_Goal:_ Starting at the first line of the listing below, repeat each line up to and including the one containing "from matplotlib.lines import Line2D". Leave out pictures.
------ Data shown
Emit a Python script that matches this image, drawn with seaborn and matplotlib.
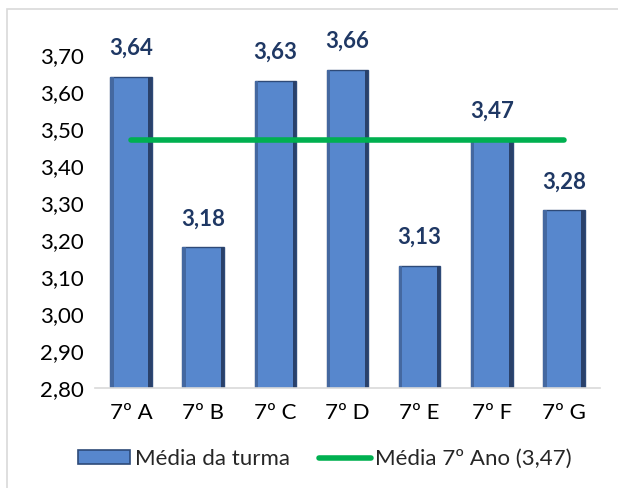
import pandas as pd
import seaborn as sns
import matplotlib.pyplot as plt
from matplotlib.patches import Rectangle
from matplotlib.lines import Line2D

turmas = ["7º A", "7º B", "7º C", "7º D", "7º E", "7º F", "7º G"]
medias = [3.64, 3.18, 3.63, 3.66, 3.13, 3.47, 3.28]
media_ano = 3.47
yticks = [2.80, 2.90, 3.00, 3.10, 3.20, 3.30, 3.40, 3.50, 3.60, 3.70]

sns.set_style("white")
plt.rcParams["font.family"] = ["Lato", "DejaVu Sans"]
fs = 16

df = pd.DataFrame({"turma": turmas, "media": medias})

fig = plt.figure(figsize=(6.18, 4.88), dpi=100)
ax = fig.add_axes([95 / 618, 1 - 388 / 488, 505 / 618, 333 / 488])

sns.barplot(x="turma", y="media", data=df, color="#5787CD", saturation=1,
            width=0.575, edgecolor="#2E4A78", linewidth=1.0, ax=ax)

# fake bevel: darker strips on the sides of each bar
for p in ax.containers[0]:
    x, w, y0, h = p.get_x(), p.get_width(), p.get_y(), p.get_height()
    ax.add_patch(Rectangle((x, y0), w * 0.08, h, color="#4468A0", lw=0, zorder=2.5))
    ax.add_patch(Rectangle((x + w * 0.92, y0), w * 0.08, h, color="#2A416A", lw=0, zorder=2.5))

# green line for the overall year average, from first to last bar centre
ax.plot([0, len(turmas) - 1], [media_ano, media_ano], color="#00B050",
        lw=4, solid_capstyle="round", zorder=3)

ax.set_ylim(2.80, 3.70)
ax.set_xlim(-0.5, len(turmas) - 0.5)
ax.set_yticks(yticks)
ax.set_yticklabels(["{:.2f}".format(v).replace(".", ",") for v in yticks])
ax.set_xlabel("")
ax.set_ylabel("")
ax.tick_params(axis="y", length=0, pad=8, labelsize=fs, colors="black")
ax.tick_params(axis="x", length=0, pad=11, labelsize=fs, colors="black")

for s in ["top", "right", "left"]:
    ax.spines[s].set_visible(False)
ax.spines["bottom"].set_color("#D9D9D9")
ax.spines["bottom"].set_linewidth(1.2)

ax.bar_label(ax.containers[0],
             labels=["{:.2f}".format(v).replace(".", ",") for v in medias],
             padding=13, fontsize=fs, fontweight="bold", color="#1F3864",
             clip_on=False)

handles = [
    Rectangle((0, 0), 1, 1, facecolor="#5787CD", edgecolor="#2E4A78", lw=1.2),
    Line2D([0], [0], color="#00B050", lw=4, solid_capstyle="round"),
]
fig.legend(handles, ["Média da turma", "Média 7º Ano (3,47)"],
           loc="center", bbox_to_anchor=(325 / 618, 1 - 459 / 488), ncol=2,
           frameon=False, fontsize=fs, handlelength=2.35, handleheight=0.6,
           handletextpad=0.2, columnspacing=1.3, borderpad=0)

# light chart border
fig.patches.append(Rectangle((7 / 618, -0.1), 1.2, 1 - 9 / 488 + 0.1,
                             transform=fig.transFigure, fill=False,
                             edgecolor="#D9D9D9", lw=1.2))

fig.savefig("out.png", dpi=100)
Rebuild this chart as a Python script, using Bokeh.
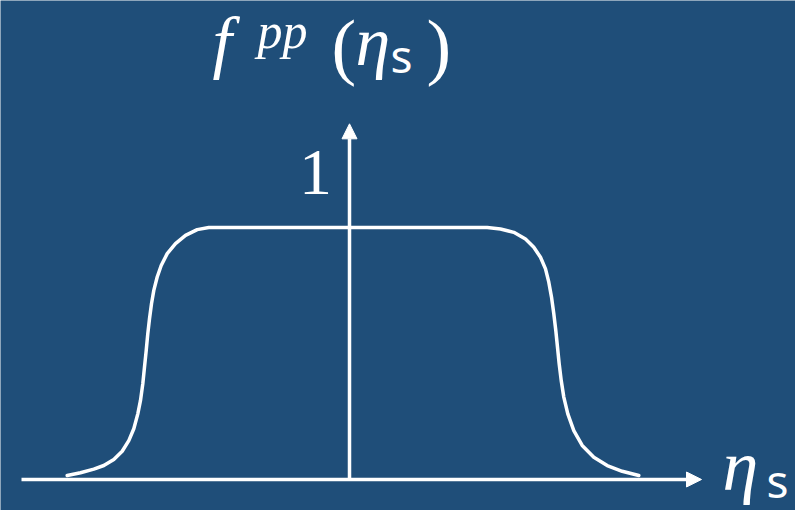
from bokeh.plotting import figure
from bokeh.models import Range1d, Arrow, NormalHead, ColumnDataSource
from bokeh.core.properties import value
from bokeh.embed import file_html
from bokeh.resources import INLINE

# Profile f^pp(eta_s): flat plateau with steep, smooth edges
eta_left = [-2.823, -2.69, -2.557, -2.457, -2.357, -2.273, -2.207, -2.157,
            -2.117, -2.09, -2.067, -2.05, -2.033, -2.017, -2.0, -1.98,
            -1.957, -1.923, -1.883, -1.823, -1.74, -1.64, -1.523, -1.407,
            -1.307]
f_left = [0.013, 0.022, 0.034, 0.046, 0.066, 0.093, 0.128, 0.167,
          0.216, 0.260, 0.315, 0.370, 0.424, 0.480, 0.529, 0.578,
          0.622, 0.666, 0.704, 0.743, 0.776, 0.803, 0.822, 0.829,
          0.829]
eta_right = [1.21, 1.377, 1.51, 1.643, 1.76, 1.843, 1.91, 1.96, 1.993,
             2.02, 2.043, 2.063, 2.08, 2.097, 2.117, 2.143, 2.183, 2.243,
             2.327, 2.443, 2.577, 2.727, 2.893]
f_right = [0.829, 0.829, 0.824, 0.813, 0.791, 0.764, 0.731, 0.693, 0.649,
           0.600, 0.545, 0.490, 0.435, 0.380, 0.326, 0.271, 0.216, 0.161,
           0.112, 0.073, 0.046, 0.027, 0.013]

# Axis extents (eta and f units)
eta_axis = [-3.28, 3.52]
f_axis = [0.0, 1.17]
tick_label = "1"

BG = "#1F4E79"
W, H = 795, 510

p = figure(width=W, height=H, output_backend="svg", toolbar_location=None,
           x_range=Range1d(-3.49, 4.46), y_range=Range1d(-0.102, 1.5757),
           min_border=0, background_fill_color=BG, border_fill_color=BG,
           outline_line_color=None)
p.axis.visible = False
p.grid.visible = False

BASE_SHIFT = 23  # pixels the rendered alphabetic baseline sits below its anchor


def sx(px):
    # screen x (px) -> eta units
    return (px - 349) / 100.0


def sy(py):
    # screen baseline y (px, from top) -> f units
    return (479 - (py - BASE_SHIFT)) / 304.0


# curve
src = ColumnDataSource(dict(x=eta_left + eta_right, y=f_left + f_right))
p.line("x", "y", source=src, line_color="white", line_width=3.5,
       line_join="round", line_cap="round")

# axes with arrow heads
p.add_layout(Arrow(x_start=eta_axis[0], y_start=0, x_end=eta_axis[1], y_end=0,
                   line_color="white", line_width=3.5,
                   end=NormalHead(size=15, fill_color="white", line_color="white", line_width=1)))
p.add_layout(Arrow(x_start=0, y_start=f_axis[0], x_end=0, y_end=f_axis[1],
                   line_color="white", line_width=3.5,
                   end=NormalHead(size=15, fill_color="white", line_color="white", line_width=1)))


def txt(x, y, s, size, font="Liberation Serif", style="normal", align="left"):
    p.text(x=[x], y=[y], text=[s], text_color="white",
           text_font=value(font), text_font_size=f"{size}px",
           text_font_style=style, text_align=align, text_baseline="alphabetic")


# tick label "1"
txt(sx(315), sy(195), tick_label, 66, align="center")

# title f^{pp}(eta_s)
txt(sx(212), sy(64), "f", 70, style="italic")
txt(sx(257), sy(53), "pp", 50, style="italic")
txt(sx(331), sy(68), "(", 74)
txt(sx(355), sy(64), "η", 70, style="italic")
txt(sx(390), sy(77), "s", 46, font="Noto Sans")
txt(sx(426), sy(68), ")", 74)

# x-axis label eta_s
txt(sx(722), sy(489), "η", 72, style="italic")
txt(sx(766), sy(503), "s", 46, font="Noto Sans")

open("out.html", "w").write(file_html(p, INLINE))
------------
_Task result:_
Emit a Python script that matches this image, drawn with seaborn and matplotlib.
import pandas as pd
import seaborn as sns
import matplotlib.pyplot as plt
from matplotlib.patches import Rectangle
from matplotlib.lines import Line2D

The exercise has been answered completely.